BPCC’s ‘Beyond Duty’ Art Show Focuses on the Veteran Experience

Art can convey complex emotions and intense experiences without saying a word. The 21 works contributed by 13 artists at Bossier Parish Community College’s “Beyond Duty: Artwork by Veterans, Active Military, and Their Family” speak volumes about the patriotism and sacrifices of military service.

Artist Dan Wasserman, a veteran of 22 years in the Air Force, submitted a painting that “exhibits the sometimes unpleasant backside of the military experience.” 

“Thank You For Your Service” closely resembles a standard 4’x3’ American flag, but the stars are the tops of pill bottles, many with the pharmacy mark “VA.” It is a moving tribute to veterans that “acknowledges the endless journey of medication some veterans face in the aftermath of the violence,” said Wasserman.

“The best thing for the average person to understand is that all veterans served under continual levels of sustained stress,” Wasserman said. “Sights and sounds can bring up unexpected memories.”

AF Retired Major Darin Roberts was diagnosed with PTSD after his second deployment to Afghanistan. His painting, “MLK’s Last ‘Text’ Message” imagines Martin Luther King, Jr.’s murder as he is texting his wife Coretta on that balcony in Memphis.

Bob Thompson’s painting “Too Many Bombs Dropped, Too Many Lives Lost. Vietnam 1972” depicts an “Intruder” aircraft. He worked on that aircraft while stationed on an aircraft carrier at Subic Bay in the Philippines.

“The nightmares I used to have all the time have gone away since I began studying Buddhism first thing when I wake up and last thing before I go to sleep every day,” said Thompson.

Karen K. Pearce’s son, Daniel, is just starting his military career. She used a photo of him, which she digitally enhanced and enlarged to 16×20 inches. It is called “#68Whiskey.”

“When he graduated Advanced Individual Training this summer as a combat medic, he was still 17 and the youngest combat medic in the U.S. Army.”

Rebecca Thomas is a board-certified art therapist with a Ph.D. in Psychology who frequently works with veterans diagnosed with PTSD. She says art gives veterans “an additional tool for working through issues that traditional forms of therapy may not offer and that is creative expression.”

“Veterans who have experienced trauma often cannot express themselves verbally,” said Thomas. “Offering a non-verbal way to express themselves through art” can help “clients manage the level of expression so that it does not overwhelm them or cause such distress that they avoid the experience. There are also pleasurable and focusing aspects of making art that can be very calming.”

Vietnam veteran Gary Humphries describes using art for reflection.

“At times it’s a concept, in other moments it’s an undefined thought seeking its freedom from a place it’s been imprisoned for over forty years.”

Humphries contributed two collages and a sculpture that use print media, paint, found objects and animal teeth to depict “an ongoing internal conflict with events, for an 18-year-old, during early military service.”

The exhibit is open from 8 a.m. to 4:00 p.m.
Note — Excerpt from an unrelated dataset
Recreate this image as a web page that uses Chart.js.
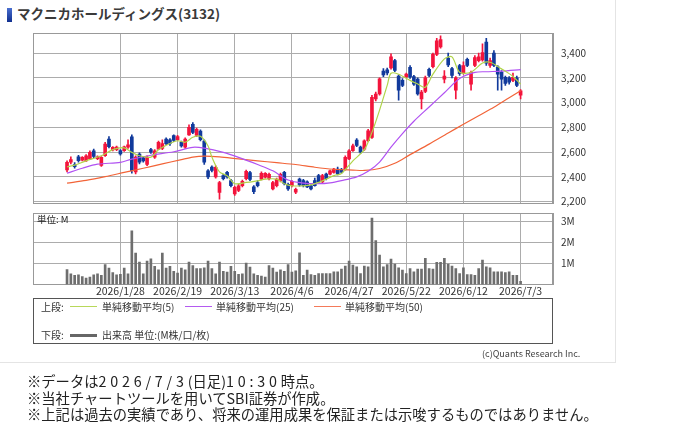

Monday through Friday, from now until March 20. It is in the Donna Service Gallery, Building A of Bossier Parish Community College.

“The artists are grateful for a place to exhibit their artwork, and visitors feel it is important to support veterans and active military in our community,” said Lily Thompson, Assistant Professor of Liberal Arts at BPCC, who worked with Humphries on the exhibit. “I hope that it shows others in the same circumstances that they are not alone and that art can be a helpful way to express themselves and document their own experiences.”